Here we look at recent changes to the double tax avoidance agreement between Ireland and New Zealand, which are intended to incorporate numerous elements of the OECD's base erosion and profit shifting (BEPS) final recommendations.
The BEPS Multilateral Instrument (MLI)
The Multilateral Convention to Implement Tax Treaty Related Measures to Prevent Base Erosion and Profit Shifting, to give the MLI its full title, was developed through negotiations involving more than 100 countries and jurisdictions as part of the OECD's BEPS project.
It is intended to enable countries to add BEPS-related amendments to their tax treaties without having to renegotiate treaties on a country-by-country basis – something that would have taken several years to achieve.
The MLI entered into force on July 1, 2018, and now covers almost 100 jurisdictions.
The salient amendments to the Ireland-New Zealand tax treaty are summarised in the following sections.
The treaty features a new preamble, which states that its purpose is to eliminate double taxation while also preventing opportunities for non-taxation or reduced taxation through tax evasion or avoidance.
Dual resident entities
Article 4 of the MLI deals with dual resident entities. In cases where a company is a resident in both states, the countries must reach a mutual agreement on the location of the company's residence, considering factors such as the company's effective place of management and the place where it is incorporated, among other things. In the absence of such an agreement, a taxpayer may not be entitled to the treaty's tax reliefs.

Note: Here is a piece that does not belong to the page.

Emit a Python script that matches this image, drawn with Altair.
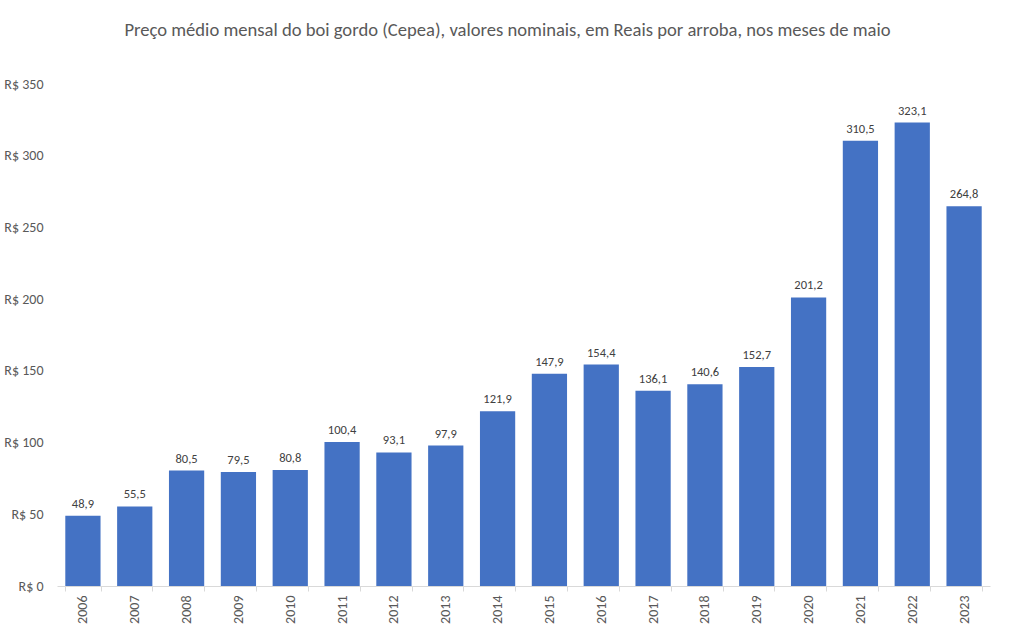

Permanent Establishment Status
Key to determining whether an entity has a taxable presence in a certain country is whether it has established a permanent establishment there. Article 13 of the MLI seeks to prevent the artificial avoidance of PE status through specific activity exemptions.
In short, under this amendment, an enterprise or closely related enterprise with a fixed place of business in either country will be considered a permanent establishment there, unless the specifically excluded activities undertaken are of a preparatory or auxiliary nature.
The treaty includes provisions from Article 9 of the MLI, which allows gains derived by a resident of one country from the sale of shares or comparable interests (e.g., interests in a partnership or trust), to be taxed in the other country if, at any time during the preceding 365 days these shares or comparable interests derived more than 50% of their value from immovable property situated in that other country.
Mutual Agreement Procedure (MAP) and Arbitration
The updated treaty incorporates improved provisions on Mutual Agreement Procedure dispute resolution, from Article 16 of the MLI. The MAP provides a mechanism for two or more countries to resolve a dispute arising from the legal interpretation of a double tax avoidance agreement. Usually, such disputes involve double taxation, where the same profits have been taxed by both parties to a tax treaty.
In cases where a resolution cannot be found within two years of the initiation of a MAP, the taxpayer may submit a request for the case to be resolved by an independent arbitration panel, whose decision will be final.
The modifications outlined above are effective from January 1, 2020, for taxes withheld at source, and from November 1, 2019, for all other taxes.